La Guinée équatoriale juridiquement condamnée à « poursuivre ou extrader » un dictateur gambien en exil

 

(Banjul, Gambie, 29 janvier 2018) – Les victimes de l’ancien gouvernement gambien de Yahya Jammeh et de leurs partisans ont réagi avec indignation à une déclaration du président équato-guinéen Teodoro Obiang Nguema selon laquelle il « protégerait » le dirigeant exilé de la justice.

« De quel droit un dictateur pourrait-il en protéger un autre ? », Demande Baba Hydara, fils de Deyda Hydara, rédacteur en chef du journal « The Point » assassiné en 2004. « Ceux d’entre nous dont les proches ont été tués, torturés ou violés en prison, fusillés pour avoir manifesté pacifiquement, ou même contraints à de faux programmes de traitement contre le VIH de Jammeh, ont droit à une justice qui ne sera pas niée, et nous nous battrons aussi longtemps qu’il le faudra. »

M. Jammeh a fui la Gambie en janvier 2017 pour s’exiler en Guinée équatoriale après avoir perdu les élections présidentielles de décembre 2016 au président actuel, Adama Barrow.

Dans une interview accordée le 17 janvier 2018 avec RFI et France 24, le président Obiang a déclaré qu’il n’avait donné aucune garantie sur l’immunité de Jammeh et qu’il « ferait analyse de toute demande d’extradition avec [ses] avocats. » Cependant, après avoir rencontré le président guinéen Alpha Condé, qui a pris part aux négociations du départ de Jammeh de la Gambie, Obiang a changé d’avis le 26 janvier et a déclaré qu’il rejetterait toute demande d’extradition. « Je suis totalement d’accord avec [Condé]. Il faut protéger [Yahya Jammeh], il faut le respecter en tant qu’ancien chef d’Etat en Afrique, car cela reste une garantie que les autres chefs d’Etat qui doivent quitter le pouvoir n’aient pas peur du harcèlement qu’ils pourraient subir à une date plus tardive », a déclaré Obiang.

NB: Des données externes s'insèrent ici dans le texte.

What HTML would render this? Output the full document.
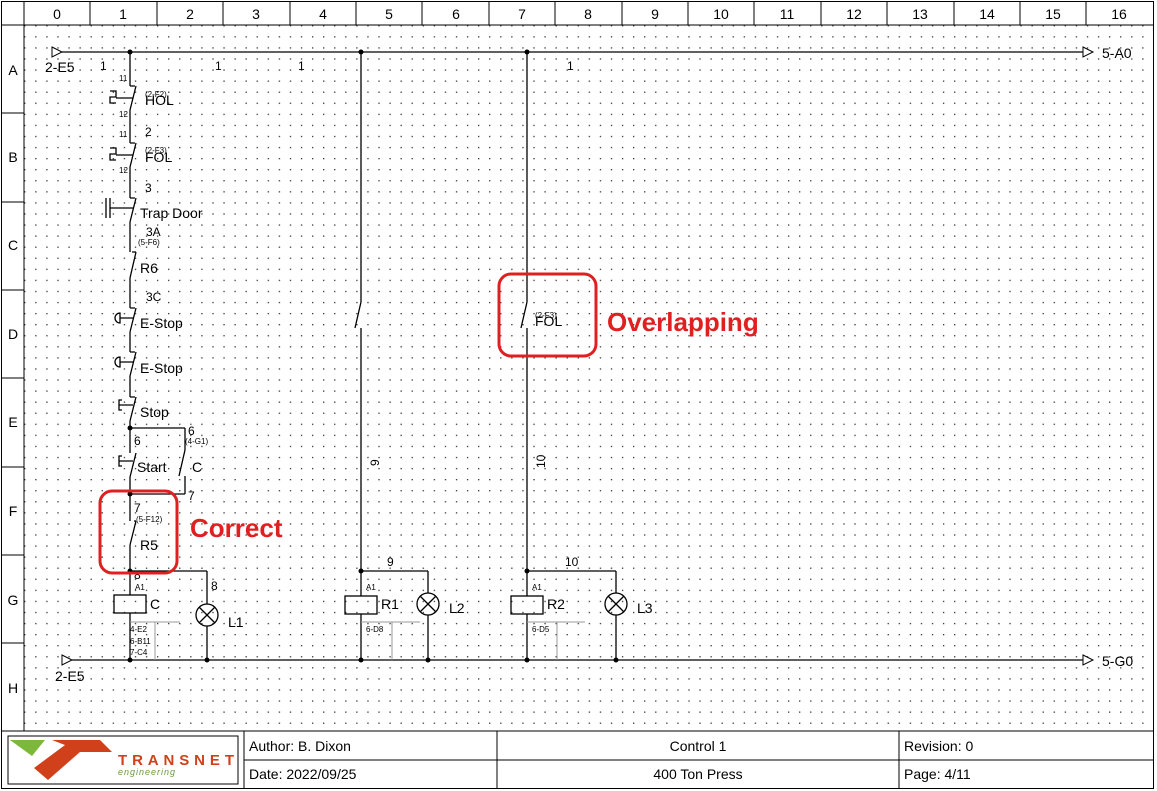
<!DOCTYPE html>
<html><head><meta charset="utf-8"><style>
body{margin:0;background:#fff}
svg{display:block;font-family:"Liberation Sans",sans-serif}
</style></head><body>
<svg width="1157" height="791" viewBox="0 0 1157 791" xmlns="http://www.w3.org/2000/svg">
<defs>
<pattern id="dots" x="2" y="3" width="11.07" height="11.07" patternUnits="userSpaceOnUse"><rect x="0" y="0" width="1.3" height="1.3" fill="#333"/></pattern>
</defs>
<rect width="1157" height="791" fill="#fff"/>
<rect x="24" y="25" width="1129" height="706" fill="url(#dots)"/>
<g stroke="#000" stroke-width="1" fill="none">
<rect x="1.5" y="1.5" width="1152" height="787"/>
<line x1="1" y1="25" x2="1154" y2="25"/>
<line x1="24" y1="1" x2="24" y2="731"/>
<line x1="1" y1="731" x2="1154" y2="731"/>
<line x1="90" y1="1" x2="90" y2="25"/><line x1="157" y1="1" x2="157" y2="25"/><line x1="223" y1="1" x2="223" y2="25"/><line x1="290" y1="1" x2="290" y2="25"/><line x1="356" y1="1" x2="356" y2="25"/><line x1="422" y1="1" x2="422" y2="25"/><line x1="489" y1="1" x2="489" y2="25"/><line x1="555" y1="1" x2="555" y2="25"/><line x1="622" y1="1" x2="622" y2="25"/><line x1="688" y1="1" x2="688" y2="25"/><line x1="754" y1="1" x2="754" y2="25"/><line x1="821" y1="1" x2="821" y2="25"/><line x1="887" y1="1" x2="887" y2="25"/><line x1="954" y1="1" x2="954" y2="25"/><line x1="1020" y1="1" x2="1020" y2="25"/><line x1="1086" y1="1" x2="1086" y2="25"/>
<line x1="1" y1="113" x2="24" y2="113"/><line x1="1" y1="202" x2="24" y2="202"/><line x1="1" y1="290" x2="24" y2="290"/><line x1="1" y1="378" x2="24" y2="378"/><line x1="1" y1="467" x2="24" y2="467"/><line x1="1" y1="555" x2="24" y2="555"/><line x1="1" y1="643" x2="24" y2="643"/>
</g>
<g font-size="14" text-anchor="middle" fill="#000">
<text x="57" y="19">0</text><text x="123" y="19">1</text><text x="190" y="19">2</text><text x="256" y="19">3</text><text x="323" y="19">4</text><text x="389" y="19">5</text><text x="456" y="19">6</text><text x="522" y="19">7</text><text x="588" y="19">8</text><text x="655" y="19">9</text><text x="721" y="19">10</text><text x="787" y="19">11</text><text x="854" y="19">12</text><text x="920" y="19">13</text><text x="987" y="19">14</text><text x="1053" y="19">15</text><text x="1119" y="19">16</text>
<text x="13" y="75">A</text><text x="13" y="162">B</text><text x="13" y="250">C</text><text x="13" y="339">D</text><text x="13" y="427">E</text><text x="13" y="516">F</text><text x="13" y="605">G</text><text x="13" y="693">H</text>
</g>
<g stroke="#000" stroke-width="1.3" fill="none">
<line x1="62" y1="52" x2="1083" y2="52"/>
<line x1="72" y1="660" x2="1083" y2="660"/>
<polygon points="52,47 62,52 52,57" stroke-width="1"/>
<polygon points="62,655 72,660 62,665" stroke-width="1"/>
<polygon points="1083,47 1093,52 1083,57" stroke-width="1"/>
<polygon points="1083,655 1093,660 1083,665" stroke-width="1"/>
<line x1="130" y1="52" x2="130" y2="86"/><line x1="130" y1="110" x2="130" y2="143"/><line x1="130" y1="167" x2="130" y2="198"/><line x1="130" y1="222" x2="130" y2="252"/><line x1="130" y1="278" x2="130" y2="308"/><line x1="130" y1="332" x2="130" y2="352"/><line x1="130" y1="376" x2="130" y2="397"/><line x1="130" y1="421" x2="130" y2="453"/><line x1="130" y1="477" x2="130" y2="521"/><line x1="130" y1="545" x2="130" y2="595"/><line x1="130" y1="613" x2="130" y2="660"/>
<path d="M130,86 h5 M136,86 L130,110 M130,143 h5 M136,143 L130,167 M130,198 h5 M136,198 L130,222 M132,252 L136,252 M136,252 L130,278 M130,308 h5 M136,308 L130,332 M130,352 h5 M136,352 L130,376 M130,397 h5 M136,397 L130,421 M136,453 L130,477 M134,521 L136,521 M136,521 L130,545"/>
<path d="M110,91 h6 v6 h-6 v6 h6 M116,98 h17"/>
<path d="M110,148 h6 v6 h-6 v6 h6 M116,155 h17"/>
<path d="M106,198 v20 M110,198 v20 M110,208 h23"/>
<path d="M120,313 a5,5 0 0 0 0,10 z M120,318 h13"/>
<path d="M120,357 a5,5 0 0 0 0,10 z M120,362 h13"/>
<path d="M122,400 h-3 v10 h3 M119,405 h14"/>
<path d="M122,456 h-3 v10 h3 M119,461 h14"/>
<line x1="130" y1="428" x2="185" y2="428"/><line x1="185" y1="428" x2="185" y2="450"/><path d="M185,450 L179,476"/><line x1="185" y1="476" x2="185" y2="494"/><line x1="130" y1="494" x2="185" y2="494"/>
<rect x="114" y="595" width="32" height="18"/>
<line x1="130" y1="571" x2="207" y2="571"/><line x1="207" y1="571" x2="207" y2="604"/><circle cx="207" cy="615" r="11"/><path d="M199,607 L215,623 M215,607 L199,623"/><line x1="207" y1="626" x2="207" y2="660"/>
<line x1="361" y1="52" x2="361" y2="302"/><path d="M361,302 L355,328"/><line x1="361" y1="328" x2="361" y2="596"/>
<rect x="345" y="596" width="32" height="18"/><line x1="361" y1="614" x2="361" y2="660"/>
<line x1="361" y1="571" x2="428" y2="571"/><line x1="428" y1="571" x2="428" y2="593"/><circle cx="428" cy="604" r="11"/><path d="M420,596 L436,612 M436,596 L420,612"/><line x1="428" y1="615" x2="428" y2="660"/>
<line x1="527" y1="52" x2="527" y2="302"/><path d="M527,302 L521,328"/><line x1="527" y1="328" x2="527" y2="596"/>
<rect x="511" y="596" width="32" height="18"/><line x1="527" y1="614" x2="527" y2="660"/>
<line x1="527" y1="571" x2="616" y2="571"/><line x1="616" y1="571" x2="616" y2="593"/><circle cx="616" cy="604" r="11"/><path d="M608,596 L624,612 M624,596 L608,612"/><line x1="616" y1="615" x2="616" y2="660"/>
</g>
<g stroke="#999" stroke-width="1" fill="none">
<line x1="130" y1="622" x2="180" y2="622"/><line x1="155" y1="622" x2="155" y2="660"/>
<line x1="361" y1="622" x2="420" y2="622"/><line x1="392" y1="622" x2="392" y2="660"/>
<line x1="527" y1="622" x2="585" y2="622"/><line x1="557" y1="622" x2="557" y2="660"/>
</g>
<g fill="#000">
<circle cx="130" cy="52" r="2.5"/><circle cx="361" cy="52" r="2.5"/><circle cx="527" cy="52" r="2.5"/>
<circle cx="130" cy="428" r="2.5"/><circle cx="130" cy="494" r="2.5"/><circle cx="130" cy="571" r="2.5"/><circle cx="361" cy="571" r="2.5"/><circle cx="527" cy="571" r="2.5"/>
<circle cx="130" cy="660" r="2.5"/><circle cx="207" cy="660" r="2.5"/><circle cx="361" cy="660" r="2.5"/><circle cx="428" cy="660" r="2.5"/><circle cx="527" cy="660" r="2.5"/><circle cx="616" cy="660" r="2.5"/>
</g>
<g font-size="14" fill="#000">
<text x="45" y="72">2-E5</text><text x="55" y="681">2-E5</text>
<text x="1102" y="58">5-A0</text><text x="1102" y="666">5-G0</text>
<text x="145" y="105">HOL</text><text x="145" y="162">FOL</text><text x="140" y="218">Trap Door</text>
<text x="140" y="273">R6</text><text x="140" y="328">E-Stop</text><text x="140" y="373">E-Stop</text><text x="140" y="417">Stop</text>
<text x="137" y="472">Start</text><text x="192" y="472">C</text><text x="140" y="550">R5</text>
<text x="150" y="609">C</text><text x="228" y="627">L1</text>
<text x="381" y="609">R1</text><text x="449" y="613">L2</text>
<text x="547" y="609">R2</text><text x="637" y="613">L3</text>
<text x="535" y="326">FOL</text>
</g>
<g font-size="12" fill="#000">
<text x="100" y="70">1</text><text x="215" y="70">1</text><text x="298" y="70">1</text><text x="567" y="70">1</text>
<text x="145" y="136">2</text><text x="145" y="192">3</text><text x="146" y="236">3A</text><text x="146" y="301">3C</text>
<text x="134" y="445">6</text><text x="188" y="435">6</text><text x="188" y="500">7</text><text x="134" y="512">7</text>
<text x="134" y="579">8</text><text x="211" y="590">8</text><text x="387" y="566">9</text><text x="565" y="566">10</text>
<text transform="translate(379,466) rotate(-90)">9</text>
<text transform="translate(545,468) rotate(-90)">10</text>
</g>
<g font-size="8" fill="#000">
<text x="119" y="81">11</text><text x="119" y="117">12</text><text x="119" y="137">11</text><text x="119" y="173">12</text>
<text x="138" y="245">(5-F6)</text><text x="185" y="444">(4-G1)</text><text x="136" y="522">(5-F12)</text>
<text x="135" y="590">A1</text><text x="366" y="590">A1</text><text x="532" y="590">A1</text>
<text x="130" y="632">4-E2</text><text x="130" y="644">6-B11</text><text x="130" y="655">7-C4</text>
<text x="366" y="632">6-D8</text><text x="532" y="632">6-D5</text>
<text x="145" y="97">(2-F2)</text><text x="145" y="153">(2-F3)</text><text x="535" y="318">(2-F3)</text>
</g>
<g fill="none" stroke="#e02020" stroke-width="3">
<rect x="100" y="491" width="77" height="82" rx="12"/>
<rect x="499" y="274" width="97" height="82" rx="12"/>
</g>
<g font-size="26" font-weight="bold" fill="#e02020">
<text x="190" y="537">Correct</text><text x="607" y="331">Overlapping</text>
</g>
<g stroke="#000" fill="none">
<rect x="8" y="736" width="230" height="48"/>
<line x1="244" y1="731" x2="244" y2="789"/><line x1="497" y1="731" x2="497" y2="789"/><line x1="899" y1="731" x2="899" y2="789"/>
<line x1="244" y1="760" x2="1154" y2="760"/>
</g>
<polygon points="10,740 45,740 32,756" fill="#7cb83a"/>
<polygon points="52,740 100,740 112,752 80,752 48,780 34,768 65,745" fill="#d0401a"/>
<text x="118" y="765" font-size="15" font-weight="bold" fill="#d0401a" textLength="116" lengthAdjust="spacing">TRANSNET</text>
<text x="118" y="775" font-size="9" font-style="italic" fill="#6a9a3a" letter-spacing="1">engineering</text>
<g font-size="14" fill="#000">
<text x="249" y="751">Author: B. Dixon</text><text x="249" y="779">Date: 2022/09/25</text>
<text x="698" y="751" text-anchor="middle">Control 1</text><text x="698" y="779" text-anchor="middle">400 Ton Press</text>
<text x="904" y="751">Revision: 0</text><text x="904" y="779">Page: 4/11</text>
</g>
</svg>
</body></html>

Entre-temps, le président Barrow de Gambie a déclaré dans plusieurs interviews le 25 janvier qu’il était « plus que désireux » d’entamer des discussions sur l’extradition de Jammeh si un tel procédé était recommandé par la Commission de Réconciliation et de Réconciliation de la Gambie, un organisme établi par la législation.

« Les présidents Obiang et Condé n’ont pas le droit d’usurper la décision du peuple gambien quant à savoir si les crimes présumés de Jammeh devraient être poursuivis », a déclaré Madi Jobarteh, responsable du programme de l’Association des ONG en Gambie (TANGO). « L’Union africaine et la CEDEAO doivent soutenir nos revendications de justice, comme elles l’ont fait dans l’affaire Hissène Habré, et ne pas faire obstruction. »

La campagne visant à amener Yahya Jammeh et ses complices en justice, qui rassemble des victimes gambiennes et des groupes de droits nationaux et internationaux, a noté que la Convention des Nations unies contre la torture et autres peines ou traitements cruels, inhumains ou dégradants de 1984 ratifiée par la Guinée équatoriale en 2002, oblige les États à poursuivre ou extrader  des tortionnaires présumés qui pénètrent sur son territoire. Le 20 juillet 2012, dans une décision unanime, la Cour internationale de justice a jugé qu’en raison de cette disposition «sans refuge» dans la convention sur la torture, le Sénégal devait poursuivre ou extrader l’ancien dictateur tchadien, Hissène Habré, contre qui il y a eu procès peu de temps après.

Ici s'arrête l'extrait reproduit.